Indeed, students, and specifically high school students in South Korea are oppressed. No one can say "no." Almost all the teachers forbid students from doing everything except studying. Regular Korean high school students, who go to the high schools controlled by the government, study from 8 am to 10 pm. (Some students suffer from much severe curriculum.) They are literally "jailed" inside the school; even though ordinary school time finishes around 5 or 6 pm, they are "obliged" to participate in what teachers and others call "voluntary self-studying" time. Many of, or maybe most of, the teachers believe that a student's primary goal, indeed the only goal, is to enter one of the prestigious universities. They do not want students to have any idea of change, to try something new, or to resist the system, but to be a "brick in the wall."
Even some parents seem to share the same thought. After more than 12 hours of study in school, they force their children to go to private academy, or study with private tutor, just to raise their children's grades. They think that their children are making nonsense because the children are just "temporarily" tired when the children try to express his or her thought or idea about changing the system. Both teachers and parents believe that any student can not change the system, urging the students to "hold on" for just three years.

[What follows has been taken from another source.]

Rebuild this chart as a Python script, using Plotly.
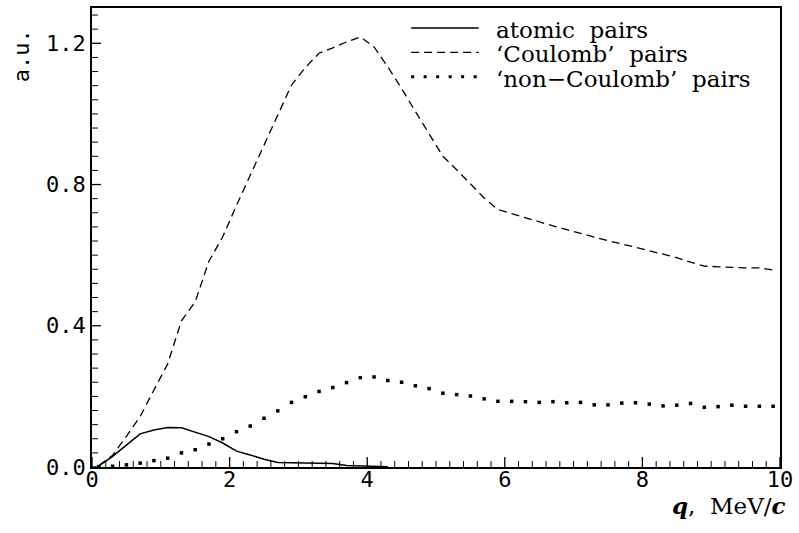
import plotly.graph_objects as go

# bin centres (q, MeV/c)
q = [round(0.1 + 0.2 * i, 1) for i in range(50)]

atomic = [0.003, 0.030, 0.062, 0.094, 0.105, 0.112, 0.111, 0.099, 0.086, 0.068,
          0.045, 0.034, 0.022, 0.013, 0.012, 0.011, 0.011, 0.010, 0.004, 0.003,
          0.002, 0.001]

coulomb = [0.004, 0.033, 0.087, 0.143, 0.218, 0.292, 0.414, 0.468, 0.583, 0.652,
           0.741, 0.826, 0.912, 0.997, 1.082, 1.131, 1.172, 1.187, 1.204, 1.218,
           1.190, 1.133, 1.072, 1.007, 0.942, 0.880, 0.842, 0.802, 0.762, 0.729,
           0.717, 0.706, 0.695, 0.683, 0.672, 0.661, 0.651, 0.641, 0.632, 0.622,
           0.612, 0.602, 0.593, 0.580, 0.569, 0.567, 0.565, 0.564, 0.564, 0.558]

non_coulomb = [0.001, 0.002, 0.006, 0.011, 0.018, 0.025, 0.040, 0.049, 0.065, 0.080,
               0.100, 0.116, 0.138, 0.159, 0.183, 0.199, 0.214, 0.225, 0.239, 0.253,
               0.255, 0.245, 0.240, 0.230, 0.222, 0.209, 0.205, 0.201, 0.193, 0.186,
               0.186, 0.185, 0.183, 0.185, 0.182, 0.183, 0.176, 0.176, 0.181, 0.182,
               0.178, 0.173, 0.175, 0.180, 0.169, 0.171, 0.175, 0.172, 0.172, 0.172]

legend_labels = ["atomic  pairs", "\u2018Coulomb\u2019  pairs", "\u2018non\u2212Coulomb\u2019  pairs"]
legend_dash = ["solid", "8px,5px", "3px,9.5px"]
legend_width = [1.5, 1.3, 3]

# axis tick definitions
x_major = [0, 2, 4, 6, 8, 10]
x_minor_step = 0.2
y_major = [0.0, 0.4, 0.8, 1.2]
y_minor_step = 0.04

MONO = "DejaVu Sans Mono"
SERIF = "DejaVu Serif"

W, H = 799, 533
ml, mr, mt, mb = 92, 15, 6, 66
pw, ph = W - ml - mr, H - mt - mb
XR, YR = [0, 10], [0, 1.3]

def px_x(p):
    return (p - ml) / pw

def px_y(p):
    return (H - mb - p) / ph

fig = go.Figure()
fig.add_trace(go.Scatter(x=q[:len(atomic)], y=atomic, mode="lines",
                         line=dict(color="black", width=1.5), name=legend_labels[0]))
fig.add_trace(go.Scatter(x=q, y=coulomb, mode="lines",
                         line=dict(color="black", width=1.3, dash="8px,5px"), name=legend_labels[1]))
fig.add_trace(go.Scatter(x=q, y=non_coulomb, mode="markers",
                         marker=dict(symbol="square", size=3.5, color="black", line=dict(width=0)),
                         name=legend_labels[2]))

# inside tick marks on the bottom and left axes (lengths given in pixels)
x_minor = [round(i * x_minor_step, 2) for i in range(int(round(XR[1] / x_minor_step)) + 1)]
x_minor = [v for v in x_minor if all(abs(v - m) > 1e-6 for m in x_major)]
y_minor = [round(i * y_minor_step, 2) for i in range(int(YR[1] / y_minor_step) + 1)]
y_minor = [v for v in y_minor if all(abs(v - m) > 1e-6 for m in y_major)]

def xticks_trace(vals, len_px, width):
    dy = len_px / ph * (YR[1] - YR[0])
    xs, ys = [], []
    for v in vals:
        xs += [v, v, None]
        ys += [YR[0], YR[0] + dy, None]
    return go.Scatter(x=xs, y=ys, mode="lines", line=dict(color="black", width=width),
                      hoverinfo="skip", showlegend=False, cliponaxis=False)

def yticks_trace(vals, len_px, width):
    dx = len_px / pw * (XR[1] - XR[0])
    xs, ys = [], []
    for v in vals:
        xs += [XR[0], XR[0] + dx, None]
        ys += [v, v, None]
    return go.Scatter(x=xs, y=ys, mode="lines", line=dict(color="black", width=width),
                      hoverinfo="skip", showlegend=False, cliponaxis=False)

fig.add_trace(xticks_trace(x_major, 10, 1.3))
fig.add_trace(xticks_trace(x_minor, 6, 1))
fig.add_trace(yticks_trace(y_major, 9, 1.3))
fig.add_trace(yticks_trace(y_minor, 6, 1))

shapes = []
annotations = []

# legend
row_y = [26, 50.5, 75]
for lab, d, w, ry in zip(legend_labels, legend_dash, legend_width, row_y):
    shapes.append(dict(type="line", xref="paper", yref="paper",
                       x0=px_x(413), x1=px_x(481), y0=px_y(ry), y1=px_y(ry),
                       line=dict(color="black", width=w, dash=d)))
    annotations.append(dict(text=lab, xref="paper", yref="paper", x=px_x(496), y=px_y(ry + 2),
                            xanchor="left", yanchor="middle", showarrow=False,
                            font=dict(family=SERIF, size=23, color="black")))

annotations.append(dict(text="a.u.", xref="paper", yref="paper", x=px_x(21), y=px_y(54),
                        xanchor="center", yanchor="middle", textangle=-90, showarrow=False,
                        font=dict(family=MONO, size=22, color="black")))
annotations.append(dict(text="<b><i>q</i></b>,\u00a0\u00a0MeV/<b><i>c</i></b>", xref="paper", yref="paper",
                        x=px_x(792), y=px_y(506), xanchor="right", yanchor="middle", showarrow=False,
                        font=dict(family=SERIF, size=23, color="black")))

CLEAR = "rgba(0,0,0,0)"
axis_common = dict(ticks="inside", tickwidth=1, tickcolor=CLEAR,
                   showline=True, linecolor="black", linewidth=1.5, mirror=True,
                   showgrid=False, zeroline=False,
                   tickfont=dict(family=MONO, size=22, color="black"))

fig.update_layout(
    width=W, height=H,
    margin=dict(l=ml, r=mr, t=mt, b=mb, pad=0),
    paper_bgcolor="white", plot_bgcolor="white",
    showlegend=False,
    shapes=shapes, annotations=annotations,
    xaxis=dict(range=XR, tickvals=x_major, ticktext=[str(v) for v in x_major], ticklen=10,
               ticklabelstandoff=-8, **axis_common),
    yaxis=dict(range=YR, tickvals=y_major, ticktext=["%.1f" % v for v in y_major], ticklen=9,
               **axis_common),
)

fig.write_html("out.html", config={"displayModeBar": False},
               post_script="document.body.style.margin='0px';")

In this situation, students in South Korea do need a way, an outlet, to express their idea. They need somewhere to organize their claims, support them logically, and make a rational debates. The idea of students, which adults believe to be excessively and unnecessarily revolutionary, should be listened and respected, for the sake of both adults and students; if not, students will go insane and irrational in a closed jail where their mouths are completely concealed. Even though their are some dangerous topics to be discussed in high school, such problems can never be a reasonable excuse to ban and censor what students want to speak.
Motions
1. THB : the communities of high school students must be censored by adults.
2. THB : students must be kept away from political issues.
3. THB : students have the same full right as adults.
Very well expressed and I believe you - because you've been through that system which you speak ok. Korean kids tend to be overworked, and do seem to miss out on some aspects of creative education. I think this ties in well with the topic of your next critical response. Good stuff. The motions are good, a bit too related though. Number two has been popping up a lot and will be our next motion, I think.